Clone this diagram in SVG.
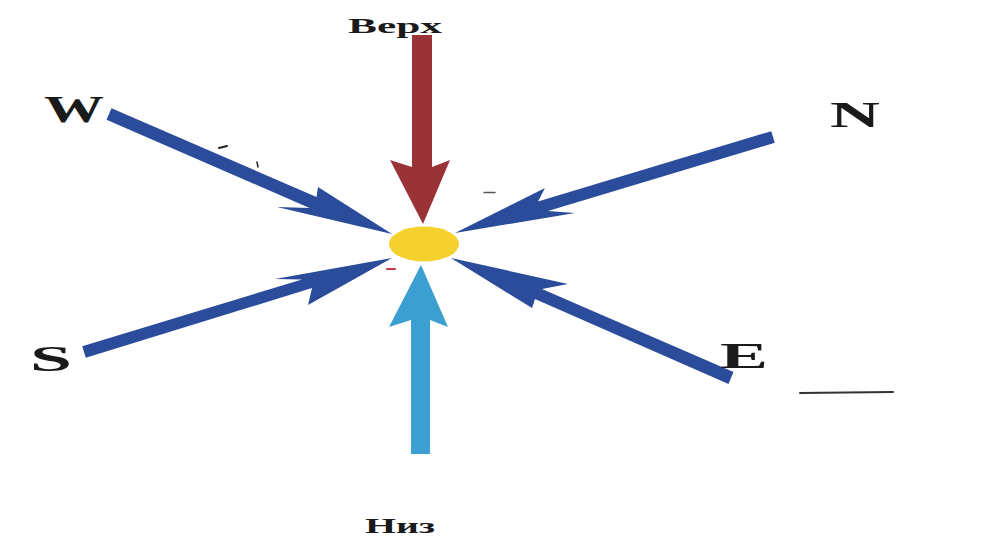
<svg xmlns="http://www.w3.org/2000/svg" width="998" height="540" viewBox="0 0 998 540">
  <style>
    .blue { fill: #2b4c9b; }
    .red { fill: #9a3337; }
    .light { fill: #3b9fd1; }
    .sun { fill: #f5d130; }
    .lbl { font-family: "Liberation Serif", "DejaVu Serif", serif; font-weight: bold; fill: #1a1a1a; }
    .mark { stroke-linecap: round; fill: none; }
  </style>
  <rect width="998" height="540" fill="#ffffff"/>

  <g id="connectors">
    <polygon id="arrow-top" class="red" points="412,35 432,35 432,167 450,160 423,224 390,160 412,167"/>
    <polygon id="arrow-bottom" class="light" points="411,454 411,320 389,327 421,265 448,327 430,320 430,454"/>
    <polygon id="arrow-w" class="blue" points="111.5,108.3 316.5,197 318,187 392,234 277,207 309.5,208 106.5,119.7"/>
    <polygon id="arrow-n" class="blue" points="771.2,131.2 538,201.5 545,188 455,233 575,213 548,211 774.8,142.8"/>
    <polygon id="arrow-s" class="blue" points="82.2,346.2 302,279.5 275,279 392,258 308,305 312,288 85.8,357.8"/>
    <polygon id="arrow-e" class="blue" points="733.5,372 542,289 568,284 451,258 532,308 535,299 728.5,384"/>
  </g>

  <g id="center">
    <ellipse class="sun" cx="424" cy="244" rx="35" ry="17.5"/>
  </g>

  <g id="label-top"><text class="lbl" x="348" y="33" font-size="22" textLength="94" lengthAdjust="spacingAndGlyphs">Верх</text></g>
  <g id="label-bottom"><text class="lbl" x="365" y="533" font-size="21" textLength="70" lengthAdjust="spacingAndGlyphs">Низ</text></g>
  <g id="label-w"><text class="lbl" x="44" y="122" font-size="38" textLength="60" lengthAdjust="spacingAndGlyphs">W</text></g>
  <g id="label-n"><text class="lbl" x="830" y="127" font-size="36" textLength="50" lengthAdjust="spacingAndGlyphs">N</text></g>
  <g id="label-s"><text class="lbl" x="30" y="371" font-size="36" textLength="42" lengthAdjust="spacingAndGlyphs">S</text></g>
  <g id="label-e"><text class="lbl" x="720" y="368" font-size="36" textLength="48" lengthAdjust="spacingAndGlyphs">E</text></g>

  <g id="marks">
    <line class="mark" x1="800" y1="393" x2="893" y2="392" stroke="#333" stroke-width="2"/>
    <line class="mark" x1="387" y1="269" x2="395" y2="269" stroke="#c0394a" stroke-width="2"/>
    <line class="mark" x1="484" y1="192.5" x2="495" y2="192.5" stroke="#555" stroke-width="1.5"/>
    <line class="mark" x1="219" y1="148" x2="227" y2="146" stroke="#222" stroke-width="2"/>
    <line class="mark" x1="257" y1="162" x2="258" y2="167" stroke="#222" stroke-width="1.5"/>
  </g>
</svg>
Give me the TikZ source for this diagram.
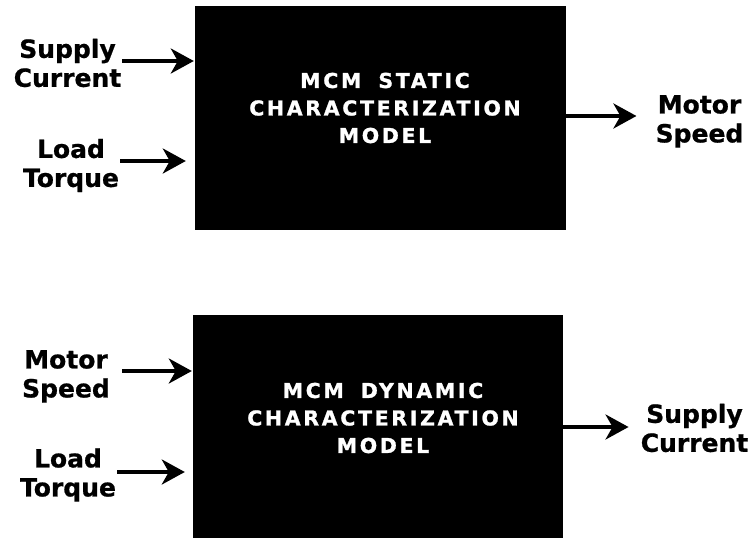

__EXERCISE__: Every line should be retyped exactly, with the pictures omitted.

__SOLUTION TO THE PROBLEM__:
Clone this diagram in SVG.
<svg xmlns="http://www.w3.org/2000/svg" width="998" height="540" viewBox="0 0 998 540">
  <style>
    .blue { fill: #2b4c9b; }
    .red { fill: #9a3337; }
    .light { fill: #3b9fd1; }
    .sun { fill: #f5d130; }
    .lbl { font-family: "Liberation Serif", "DejaVu Serif", serif; font-weight: bold; fill: #1a1a1a; }
    .mark { stroke-linecap: round; fill: none; }
  </style>
  <rect width="998" height="540" fill="#ffffff"/>

  <g id="connectors">
    <polygon id="arrow-top" class="red" points="412,35 432,35 432,167 450,160 423,224 390,160 412,167"/>
    <polygon id="arrow-bottom" class="light" points="411,454 411,320 389,327 421,265 448,327 430,320 430,454"/>
    <polygon id="arrow-w" class="blue" points="111.5,108.3 316.5,197 318,187 392,234 277,207 309.5,208 106.5,119.7"/>
    <polygon id="arrow-n" class="blue" points="771.2,131.2 538,201.5 545,188 455,233 575,213 548,211 774.8,142.8"/>
    <polygon id="arrow-s" class="blue" points="82.2,346.2 302,279.5 275,279 392,258 308,305 312,288 85.8,357.8"/>
    <polygon id="arrow-e" class="blue" points="733.5,372 542,289 568,284 451,258 532,308 535,299 728.5,384"/>
  </g>

  <g id="center">
    <ellipse class="sun" cx="424" cy="244" rx="35" ry="17.5"/>
  </g>

  <g id="label-top"><text class="lbl" x="348" y="33" font-size="22" textLength="94" lengthAdjust="spacingAndGlyphs">Верх</text></g>
  <g id="label-bottom"><text class="lbl" x="365" y="533" font-size="21" textLength="70" lengthAdjust="spacingAndGlyphs">Низ</text></g>
  <g id="label-w"><text class="lbl" x="44" y="122" font-size="38" textLength="60" lengthAdjust="spacingAndGlyphs">W</text></g>
  <g id="label-n"><text class="lbl" x="830" y="127" font-size="36" textLength="50" lengthAdjust="spacingAndGlyphs">N</text></g>
  <g id="label-s"><text class="lbl" x="30" y="371" font-size="36" textLength="42" lengthAdjust="spacingAndGlyphs">S</text></g>
  <g id="label-e"><text class="lbl" x="720" y="368" font-size="36" textLength="48" lengthAdjust="spacingAndGlyphs">E</text></g>

  <g id="marks">
    <line class="mark" x1="800" y1="393" x2="893" y2="392" stroke="#333" stroke-width="2"/>
    <line class="mark" x1="387" y1="269" x2="395" y2="269" stroke="#c0394a" stroke-width="2"/>
    <line class="mark" x1="484" y1="192.5" x2="495" y2="192.5" stroke="#555" stroke-width="1.5"/>
    <line class="mark" x1="219" y1="148" x2="227" y2="146" stroke="#222" stroke-width="2"/>
    <line class="mark" x1="257" y1="162" x2="258" y2="167" stroke="#222" stroke-width="1.5"/>
  </g>
</svg>
Give me the TikZ source for this diagram.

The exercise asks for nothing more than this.